I have asked you to give a precise meaning of what do YOU mean by 'what is a fact' but you have been shifty and running around on what suits you.

Note there are two ways of using 'fact';
https://plato.stanford.edu/entries/facts/
The word “fact” is used in at least two different ways.
In the locution “matters of fact”, facts are taken to be what is contingently the case, or that of which we may have empirical or a posteriori knowledge. Thus Hume famously writes at the beginning of Section IV of An Enquiry concerning Human Understanding: “All the objects of human reason or inquiry may naturally be divided into two kinds, to wit, Relations of Ideas and Matters of Fact”.

In this second use, the functor (operator, connective) “It is a fact that” takes a sentence to make a sentence (an alternative view has it that “It is a fact” takes a nominalised sentence, a that-clause, to make a sentence), and the predicate “is a fact” is either elliptic for the functor, or takes a nominalised sentence to make a sentence. It is locutions of this second sort that philosophers have often employed in order to claim (or deny) that facts are part of the inventory of what there is, and play an important role in semantics, ontology, metaphysics, epistemology and the philosophy of mind.
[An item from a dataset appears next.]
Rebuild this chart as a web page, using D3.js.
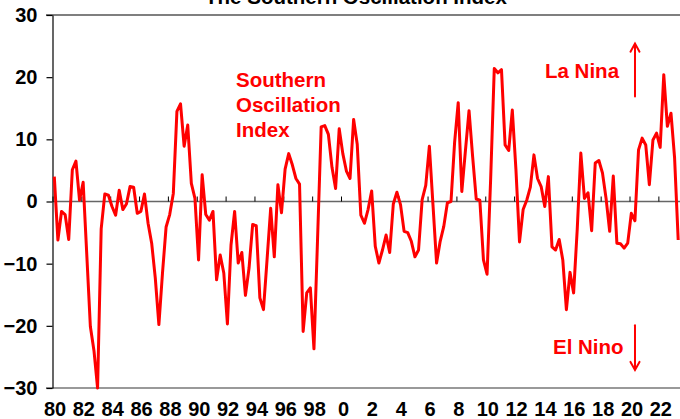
<!DOCTYPE html>
<html><head><meta charset="utf-8">
<script src="https://cdn.jsdelivr.net/npm/d3@7"></script>
<style>html,body{margin:0;padding:0;background:#fff;} svg{display:block;}</style>
</head><body><svg id="chart" width="680" height="419"></svg>
<script>
const title = "The Southern Oscillation Index";
const firstYear = 1980; // quarterly series, first value = 1980 Q1
const soi = [
  4.0, -6.2, -1.6, -2.1,  -6.1, 5.1, 6.5, 0.2,  3.1, -8.5, -20.1, -24.0,  // 80-82
  -30.0, -4.4, 1.2, 1.0,  -0.8, -2.2, 1.8, -1.3,  -0.4, 2.4, 2.3, -1.9,  // 83-85
  -1.6, 1.2, -3.5, -6.7,  -12.3, -19.8, -11.5, -4.1,  -2.1, 1.3, 14.5, 15.7, // 86-88
  8.9, 12.3, 2.9, 0.5,  -9.4, 4.3, -2.1, -3.0,  -1.6, -12.6, -8.6, -11.5,  // 89-91
  -19.7, -7.0, -1.6, -9.9,  -8.2, -15.1, -10.7, -3.7,  -3.9, -15.5, -17.4, -9.3, // 92-94
  -1.1, -8.9, 2.7, -1.8,  5.2, 7.7, 5.9, 3.7,  2.8, -20.9, -14.7, -13.9,  // 95-97
  -23.7, -6.0, 12.0, 12.2,  10.8, 5.5, 2.1, 11.7,  7.7, 4.9, 3.7, 13.2,  // 98-00
  9.2, -2.2, -3.5, -1.3,  1.7, -7.2, -9.9, -7.8,  -5.4, -8.2, -0.4, 1.5,  // 01-03
  -0.5, -4.8, -5.0, -6.4,  -8.9, -7.8, 0.3, 2.6,  8.9, -0.5, -9.9, -6.4,  // 04-06
  -4.0, -0.2, 0.0, 9.5,  15.9, 1.6, 8.2, 14.6,  7.2, 0.4, 0.2, -9.4,  // 07-09
  -11.7, 3.7, 21.4, 20.7,  21.2, 9.1, 8.2, 14.7,  5.2, -6.5, -1.3, 0.2,  // 10-12
  2.3, 7.5, 3.7, 2.4,  -0.8, 4.0, -7.3, -7.8,  -6.1, -9.4, -17.4, -11.4,  // 13-15
  -14.7, -4.5, 7.8, 0.5,  1.4, -4.7, 6.2, 6.6,  4.6, 0.5, -4.8, 4.1,  // 16-18
  -6.7, -6.8, -7.5, -6.7,  -1.9, -3.1, 8.3, 10.2,  9.1, 2.7, 9.9, 11.0,  // 19-21
  8.7, 20.4, 12.1, 14.2,  7.0, -6.2  // 22-23
];
const yTicks = [-30, -20, -10, 0, 10, 20, 30];
const xTickYears = [1980,1982,1984,1986,1988,1990,1992,1994,1996,1998,2000,2002,2004,2006,2008,2010,2012,2014,2016,2018,2020,2022];
const xTickLabels = ["80","82","84","86","88","90","92","94","96","98","0","2","4","6","8","10","12","14","16","18","20","22"];
const seriesLabel = ["Southern", "Oscillation", "Index"];
const laNina = "La Nina";
const elNino = "El Nino";

const FONT = "'Liberation Sans', Arial, Helvetica, sans-serif";
const RED = "#ff0000";
const svg = d3.select("#chart");

const x = d3.scaleLinear().domain([1980, 2023.5]).range([52.5, 680]);
const y = d3.scaleLinear().domain([-30, 30]).range([388, 15]);

// title (mostly cut off at top)
svg.append("text").attr("x", 356).attr("y", 4).attr("text-anchor", "middle")
  .attr("font-family", FONT).attr("font-weight", "bold").attr("font-size", "20.5px")
  .attr("fill", "#000").text(title);

// top and bottom frame lines
svg.append("line").attr("x1", 46).attr("x2", 680).attr("y1", y(30)).attr("y2", y(30))
  .attr("stroke", "#000").attr("stroke-width", 1.2);
svg.append("line").attr("x1", 46).attr("x2", 680).attr("y1", y(-30)).attr("y2", y(-30))
  .attr("stroke", "#777").attr("stroke-width", 1.6);

// zero line axis with upward ticks
const zeroAxis = svg.append("g").attr("transform", `translate(0,${y(0)})`)
  .call(d3.axisBottom(x).tickValues(xTickYears).tickSize(-5).tickSizeOuter(0).tickFormat(""));
zeroAxis.select(".domain").attr("stroke", "#666").attr("stroke-width", 1.6)
  .attr("d", `M${x(1980)},0H680`);
zeroAxis.selectAll(".tick line").attr("stroke", "#000").attr("stroke-width", 1);

// x labels below plot
const labAxis = svg.append("g").attr("transform", `translate(0,${y(-30)})`)
  .call(d3.axisBottom(x).tickValues(xTickYears).tickSize(0).tickPadding(13.5)
    .tickFormat((d, i) => xTickLabels[i]));
labAxis.select(".domain").remove();
labAxis.selectAll("text").attr("font-family", FONT).attr("font-weight", "bold")
  .attr("font-size", "20px").attr("fill", "#000").attr("dx", 2);

// y axis
const yAxis = svg.append("g").attr("transform", `translate(${x(1980)},0)`)
  .call(d3.axisLeft(y).tickValues(yTicks).tickSize(6).tickSizeOuter(0).tickPadding(9));
yAxis.select(".domain").attr("stroke", "#000").attr("stroke-width", 1.2);
yAxis.selectAll(".tick line").attr("stroke", "#000").attr("stroke-width", 1.2);
yAxis.selectAll("text").attr("font-family", FONT).attr("font-weight", "bold")
  .attr("font-size", "20px").attr("fill", "#000");

// SOI line
const line = d3.line()
  .x((d, i) => x(firstYear + (i + 0.5) / 4))
  .y(d => y(d));
svg.append("path").datum(soi).attr("d", line)
  .attr("fill", "none").attr("stroke", RED).attr("stroke-width", 3)
  .attr("stroke-linejoin", "round");

// annotations
const ann = svg.append("g").attr("font-family", FONT).attr("font-weight", "bold")
  .attr("font-size", "20.5px").attr("fill", RED);
seriesLabel.forEach((t, i) => {
  ann.append("text").attr("x", 236).attr("y", 86.7 + i * 25.3).text(t);
});
ann.append("text").attr("x", 545).attr("y", 77.7).text(laNina);
ann.append("text").attr("x", 553).attr("y", 354.3).text(elNino);

// arrows
const ax = x(2020.38);
const arrows = svg.append("g").attr("stroke", RED).attr("stroke-width", 2)
  .attr("fill", "none").attr("stroke-linecap", "round");
arrows.append("line").attr("x1", ax).attr("x2", ax).attr("y1", y(16.9)).attr("y2", y(25.3));
arrows.append("path").attr("d", `M${ax - 4.5},${y(24.1)}L${ax},${y(25.4)}L${ax + 4.5},${y(24.1)}`);
arrows.append("line").attr("x1", ax).attr("x2", ax).attr("y1", y(-19.9)).attr("y2", y(-27.0));
arrows.append("path").attr("d", `M${ax - 4.5},${y(-25.8)}L${ax},${y(-27.1)}L${ax + 4.5},${y(-25.8)}`);
</script>
</body></html>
Similarly, we may understand the claim that a fact is an obtaining state of affairs to say that a state of affairs is something which contains one or more objects and at least one property or relation and that a state of affairs obtains if an object exemplifies a property or one or more objects stand in a relation.
In the case, if you fact has anything to do with 'state of affairs' it include relations and process which are not physical as physical objects. In any case, there are no "state of affairs" in terms that is a human-independent fact.

So which of the above re the SEP article is the meaning of your 'human independent fact' as a feature of reality.
In addition, list some references to support your 'what is fact'.

It is very shocking that from what you have babble so much on 'morality is not objective' because there are no moral facts, you have not posted a single reference from any credible philosopher to support your argument.